第二轮“延续论”就做出了这样的努力,其讨论高潮发生在改革开放三十周年和中华人民共和国成立六十周年之际,依托奥运会的承办,中国在国际上展示了一个既有使命又有实力的国家形象,客观上也到了总结改革经验和共和国经验的历史关头,因此,“新时期”再次成为探讨的焦点。“新时期”先是被放置在“新中国前三十年(一九四九——一九七九)和后三十年(一九七九至今)的历史连续性”之中,学者强调“把改革论述仅仅局限于一九七九年后的近三十年”,是“人为地割裂”l,导致了前后三十年的相互否定;其后,“新时期”又被放置在“两个‘六十年’”之中,因为“两个三十年的关系,实际上是两个六十年的关系”,这就强调了在“1919年到1979年”和“1949年到2009年”两个阶段的“重叠部分”正是“人民共和国的奠基时代”m,所以中间这三十年(1949-1979)是至关重要的连接时段。由于具备了一定的历史长度,研究者回看“新时期”的时候也显露出经济学、政治学、法理学、社会学等更为宽泛的支撑面向。

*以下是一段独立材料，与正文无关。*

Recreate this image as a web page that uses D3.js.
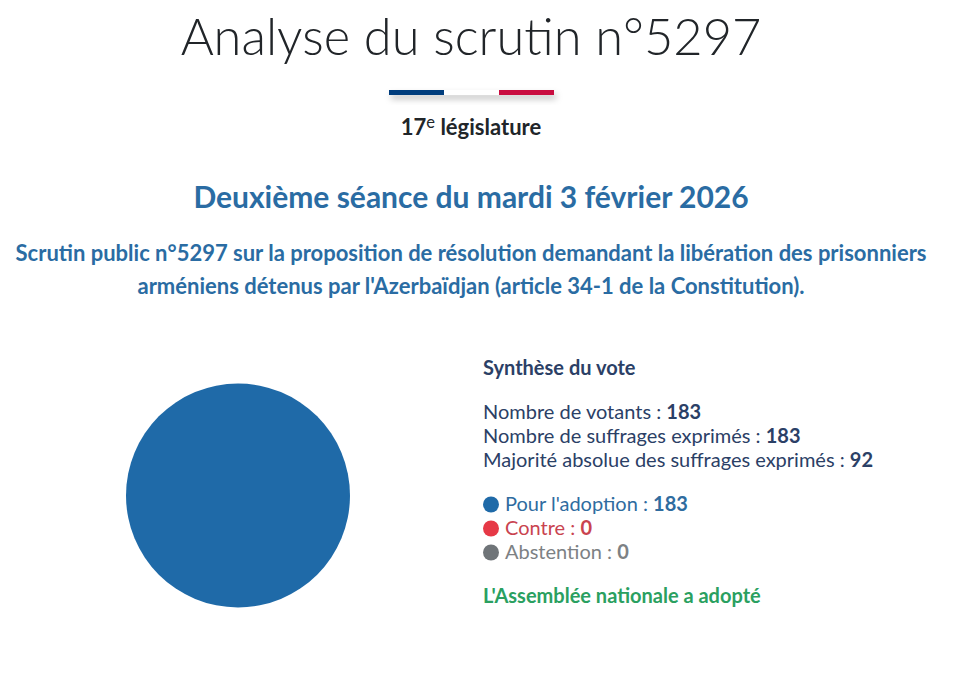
<!DOCTYPE html>
<html>
<head>
<meta charset="utf-8">
<script src="https://cdn.jsdelivr.net/npm/d3@7"></script>
<style>
html, body { margin: 0; background: #fff; }
svg { display: block; font-family: Lato, sans-serif; }
</style>
</head>
<body>
<div id="chart"></div>
<script>
// vote data
var voteLabels = ["Pour l'adoption", "Contre", "Abstention"];
var voteValues = [183, 0, 0];
var voteColors = ["#1f6aa8", "#e63946", "#6f7478"];
var voteTextColors = ["#2f6c9f", "#c9434f", "#7d8184"];

var synthLabels = ["Nombre de votants", "Nombre de suffrages exprimés", "Majorité absolue des suffrages exprimés"];
var synthValues = [183, 183, 92];

var flagColors = ["#023e7d", "#ffffff", "#c9093f"];

var svgWidth = 953;
var svgHeight = 694;

var svg = d3.select("#chart")
  .append("svg")
  .attr("width", svgWidth)
  .attr("height", svgHeight);

var defs = svg.append("defs");
var shadow = defs.append("filter").attr("id", "flagShadow")
  .attr("x", "-5%").attr("y", "-100%").attr("width", "110%").attr("height", "400%");
shadow.append("feDropShadow")
  .attr("dx", 2).attr("dy", 4).attr("stdDeviation", 3)
  .attr("flood-color", "#000").attr("flood-opacity", 0.25);

// title
svg.append("text")
  .attr("x", 471).attr("y", 55)
  .attr("text-anchor", "middle")
  .attr("font-size", 50.6)
  .attr("font-weight", 300)
  .attr("fill", "#212529")
  .text("Analyse du scrutin n°5297");

// little flag under the title
var flagX = d3.scaleBand().domain(d3.range(3)).range([389, 554]);
var flag = svg.append("g").attr("filter", "url(#flagShadow)");
flag.selectAll("rect")
  .data(flagColors)
  .enter()
  .append("rect")
  .attr("x", (d, i) => flagX(i))
  .attr("y", 90)
  .attr("width", flagX.bandwidth())
  .attr("height", 5)
  .attr("fill", d => d);

var legis = svg.append("text")
  .attr("x", 471).attr("y", 135)
  .attr("text-anchor", "middle")
  .attr("font-size", 22)
  .attr("font-weight", 700)
  .attr("fill", "#212529");
legis.append("tspan").text("17");
legis.append("tspan").attr("font-size", 16.5).attr("font-weight", 400).attr("dy", -7).text("e");
legis.append("tspan").attr("dy", 7).text(" législature");

svg.append("text")
  .attr("x", 471).attr("y", 208)
  .attr("text-anchor", "middle")
  .attr("font-size", 30)
  .attr("font-weight", 700)
  .attr("fill", "#2a6ca3")
  .text("Deuxième séance du mardi 3 février 2026");

svg.selectAll(".subject")
  .data(["Scrutin public n°5297 sur la proposition de résolution demandant la libération des prisonniers",
         "arméniens détenus par l'Azerbaïdjan (article 34-1 de la Constitution)."])
  .enter()
  .append("text")
  .attr("class", "subject")
  .attr("x", 471)
  .attr("y", (d, i) => 261 + i * 33)
  .attr("text-anchor", "middle")
  .attr("font-size", 22)
  .attr("font-weight", 700)
  .attr("fill", "#2a6ca3")
  .text(d => d);

// pie
var pie = d3.pie().sort(null);
var arc = d3.arc().innerRadius(0).outerRadius(112);
svg.append("g")
  .attr("transform", "translate(238,495.5)")
  .selectAll("path")
  .data(pie(voteValues))
  .enter()
  .append("path")
  .attr("d", arc)
  .attr("fill", (d, i) => voteColors[i]);

// summary block
var textX = 483;
svg.append("text")
  .attr("x", textX).attr("y", 375)
  .attr("font-size", 20)
  .attr("font-weight", 700)
  .attr("fill", "#2b4066")
  .text("Synthèse du vote");

var synth = svg.selectAll(".synth")
  .data(synthLabels)
  .enter()
  .append("text")
  .attr("class", "synth")
  .attr("x", textX)
  .attr("y", (d, i) => 419 + i * 24.2)
  .attr("font-size", 20)
  .attr("fill", "#2b4066");
synth.append("tspan").text(d => d + " : ");
synth.append("tspan").attr("font-weight", 700).text((d, i) => synthValues[i]);

// legend
var legend = svg.selectAll(".legend")
  .data(voteLabels)
  .enter()
  .append("g")
  .attr("class", "legend")
  .attr("transform", (d, i) => `translate(${textX}, ${511 + i * 24})`);
legend.append("circle")
  .attr("cx", 8).attr("cy", -6.5).attr("r", 8)
  .attr("fill", (d, i) => voteColors[i]);
var legendText = legend.append("text")
  .attr("x", 22)
  .attr("font-size", 20)
  .attr("fill", (d, i) => voteTextColors[i]);
legendText.append("tspan").text(d => d + " : ");
legendText.append("tspan").attr("font-weight", 700).text((d, i) => voteValues[i]);

svg.append("text")
  .attr("x", textX).attr("y", 603)
  .attr("font-size", 20)
  .attr("font-weight", 700)
  .attr("fill", "#2aa060")
  .text("L'Assemblée nationale a adopté");
</script>
</body>
</html>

回到文学来说,研究者们从“新时期”的前后两段都做了延伸,程光炜聚焦于被“新时期”断裂后的“八十年代”,一方面,他认为断裂是虚假的,不过是由1980年代初期几部代表性的当代文学史专著n将新时期文学建构为“时间的‘神话’”o;另一方面,他认为即便是有限的断裂也是片面的,这体现在新时期文学关于“现代化想象”存在普通人这样的“被现代化所遗忘的社会群体”中,从而导致“新时期”的文学史叙述也缺乏“文学掌握重大历史命运”的功能。p蔡翔回到1949年的节点,但他并不是对社会主义实践做本质主义的赞成,而是揭示出一边是革命的结束,一边是建设和治理的开始,社会主义不得不面临各种挑战,这种挑战不但来自外部世界,也内在于自身,即“革命的理念”与“革命之后”的现实语境之间具有“结构性的冲突”。q蔡翔把“新时期”之后社会所爆发的复杂性前移,打破了以往对社会主义前三十年单一僵化的刻板印象,也就是说,社会主义国家从一成立就没有停止过自我调整,而这种调整也注定不是一帆风顺的,反而是一种面对挫败的承担,这样才解释了“新时期”出现的合理性。他进而提出“前三年(1976-1979)”的重要性,意味着这是新时期文学作为前后三十年的连接关键点,罗岗将其进一步延伸到“七十年代中后期”作为“新时期”的丰富资源,以之批评“由‘前十年’的文学回顾所建立起来的叙述,对‘前三年’的丰富性和复杂性构成了某种压制”。r说到底,“延续论”建立在资本主义市场经济的全球化过程中,但同时也建立在全球化政治空间的竞争之中,这种竞争既体现着发展主义的一面,与此同时,也包含着对发展主义的抵抗,因而要求回到政治性的延续,甚至是坚持一种延续的意志。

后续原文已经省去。